Optimizing Energy Efficiency in Opportunistic Networks: A Heuristic Approach to Adaptive Cluster-Based Routing Protocol

• Published in: Information (Basel) Vol. 15; no. 5; p. 283
• Main Authors: Sharifi Sani, Meisam, Iranmanesh, Saeid, Salarian, Hamidreza, Tubbal, Faisel, Raad, Raad
• Format: Journal Article
• Language: English
• Published: Basel MDPI AG 01.05.2024
• Subjects: adaptive clustering; Algorithms; Analysis; Clustering; Clusters; Communication; Computer network protocols; Connectivity; Data transmission; Disaster management; Efficiency; Energy consumption; Energy efficiency; Fuzzy logic; Heuristic; heuristic function; Heuristic methods; Military communications; Network topologies; Networks; Nodes; OppNet (Opportunistic Network); Optimization; Protocol; Quality of service; routing protocols; Topology; Traffic; Vehicles
• ISSN: 2078-2489; 2078-2489
• DOI: 10.3390/info15050283

Opportunistic Networks (OppNets) are characterized by intermittently connected nodes with fluctuating performance. Their dynamic topology, caused by node movement, activation, and deactivation, often relies on controlled flooding for routing, leading to significant resource consumption and network congestion. To address this challenge, we propose the Adaptive Clustering-based Routing Protocol (ACRP). This ACRP protocol uses the common member-based adaptive dynamic clustering approach to produce optimal clusters, and the OppNet is converted into a TCP/IP network. This protocol adaptively creates dynamic clusters in order to facilitate the routing by converting the network from a disjointed to a connected network.
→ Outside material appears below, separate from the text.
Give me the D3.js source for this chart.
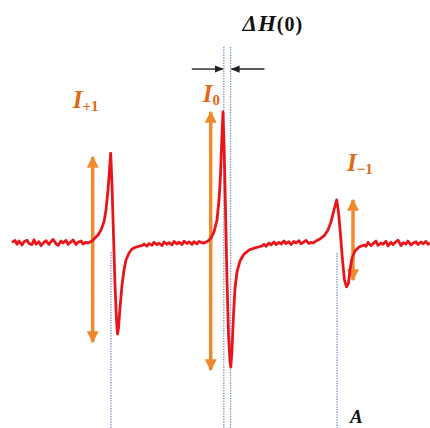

This strategy creates a persistent connection between nodes, resulting in more effective routing and enhanced network performance. It should be noted that ACRP is scalable and applicable to a variety of applications and scenarios, including smart cities, disaster management, military networks, and distant places with inadequate infrastructure. Simulation findings demonstrate that the ACRP protocol outperforms alternative clustering approaches such as kRop, QoS-OLSR, LBC, and CBVRP. The analysis of the ACRP approach reveals that it can boost packet delivery by 28% and improve average end-to-end, throughput, hop count, and reachability metrics by 42%, 45%, 44%, and 80%, respectively.